I stood in my driveway and tended to the fire, my body layered for the cold in a hunter-orange sweater, denim overalls and Blundstone boots. My hair was dyed green, lips blood red, with temporary black scars lined up and down my jaw. Next to me: a zombie princess and a manic joker. A man in a hard hat with a hammer. One set of twin ninjas, an alpine skier, a furry gorilla, and an LL Bean Barbie. The sun was setting as we ambled around the flames, having just burnt our fears, and we were now preparing to yelp and shriek. It was the last day of October and the air had a texture that you could feel. Our island pastor had described it the previous Sunday as “the Thin Veil”—the point in the solar cycle when the line between the physical world and the spiritual one was pencil-thin. When the portals to the otherworld were most accessible. When spirits could more easily cross between the realms and enter our world. Life after life.
Despite it being Halloween, thoughts of death had been sitting heavy on our shoulders for several days. My home is about forty minutes from Lewiston, Maine, and you must know what happened there on Wednesday, October 25th, but if you don’t, the news may not be a surprise—there have been more mass shootings in 2023 than there have been days in 2023. This time, at a bowling alley and then on to a restaurant. This time, a U.S. army reservist who had sought medical help after hearing voices. Once again, it was with a semi-automatic weapon. Once again, we are left marinating in the insanity of the normalcy of it: of an unwell person in legal possession of an assault rife—Maine state law doesn’t require permits to carry firearms—who goes on a killing spree, the first mass shooting in our state, killing 18 people, 19 if you include his suicide. A little after 8 p.m. that awful Wednesday night, after my spouse had read a chapter from Mrs. Frisby and The Rats of NIMH to our kids and we put them to bed, both our phones lit up, pinging with the alert: Active shooter on the loose. Armed and dangerous. Shelter in place until further notice.

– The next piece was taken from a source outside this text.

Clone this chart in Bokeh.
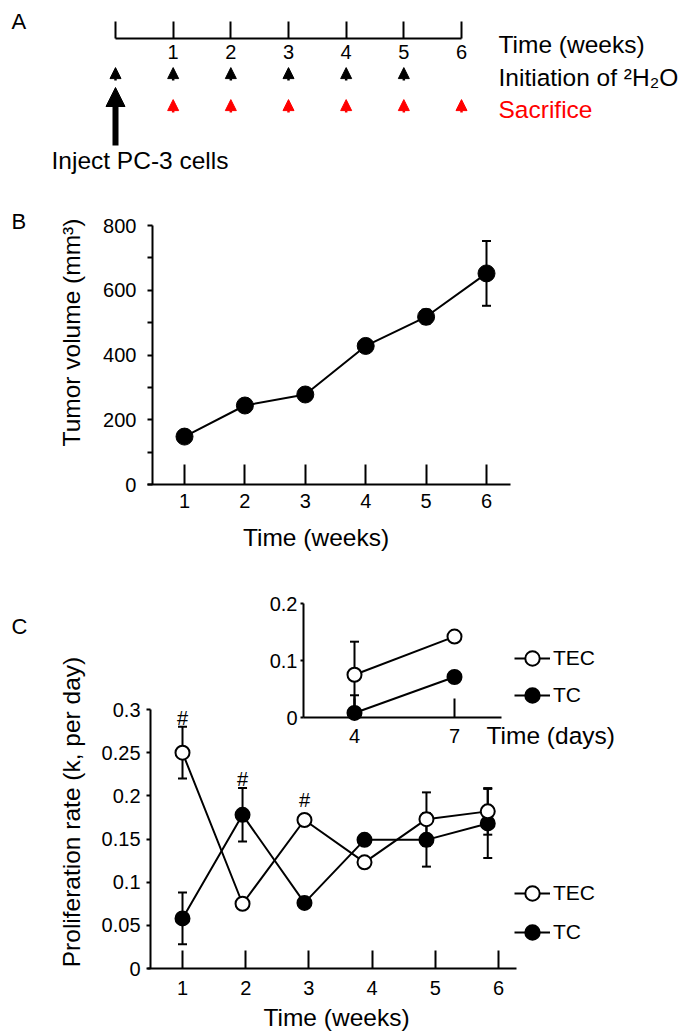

Maine has an estimated 17,518,847 acres of wilderness; our state is 80 percent forest. He could be anywhere, a neighbor texted me. We hardly slept that night. On our street, most people had never locked their doors; we leave our keys in the car. By day two of the news cycle alternating between the manhunt and identification of the victims, our collective state of mind could be boiled down to one word: throttled. Things felt eerily similar to the first few days of the Covid lockdown. At one point, we just had to get out of the house, the risk was low enough, we reassured our kids. As we headed to the woods near our home, we saw only one car on the road (our mailman Allan) and one of the children asked, “…but what if the shooter gets in a box and ships himself here?” A ten-year-old shouldn’t have had to ask these things, just like I shouldn’t have questioned the possibility of it.
By Friday night of that week, the assailant’s body had been found in a tractor trailer with a self-inflicted gunshot wound to the head. The relief we felt was a strange combination of emotions—gladness, sorrow, sympathy, compassion, rage. Paired with the prickle of late October—the thin veil—we didn’t know what to do, how to think, how to act. “I don’t know where to look,” a dear friend of mine had said over the phone, and I didn’t either—not to policy for protection, not to government for reassurance that something would change. And soon it would be Halloween, which meant it would be time to celebrate. Time to celebrate? How were we supposed to be festive when our collective cauldron was boiling over with grief and fear, dread and uncertainty? I don’t know where to look. I wasn’t sure where to look, either, until I did.
We were to connect, and we were to gather. That’s what we always had done when one of us was suffering or celebrating; we got together and cemented our bonds. I have lived in many places that have a sense of community, and some that don’t, but we are lucky that our current home on a small island in Maine values the bonds and benefits of neighborhood. Historically, October 31st has been about honoring death, welcoming the harvest, and warding off evil spirits. Ancient Celts felt the need to please the dead in order to ensure that their population and livestock did not die during the harsh winter, so plates of food were set at the dinner table to welcome them home. In Brittany, libations of milk were poured over graves. In Scotland, Halloween lanterns were originally made of hollowed-out turnips, not pumpkins, which represented souls of the dead and were used to ward off evil spirits. Some cultures would abstain from eating meat on the holiday, while others had customary “criers” who dressed in all black and publicly mourned for all the departed.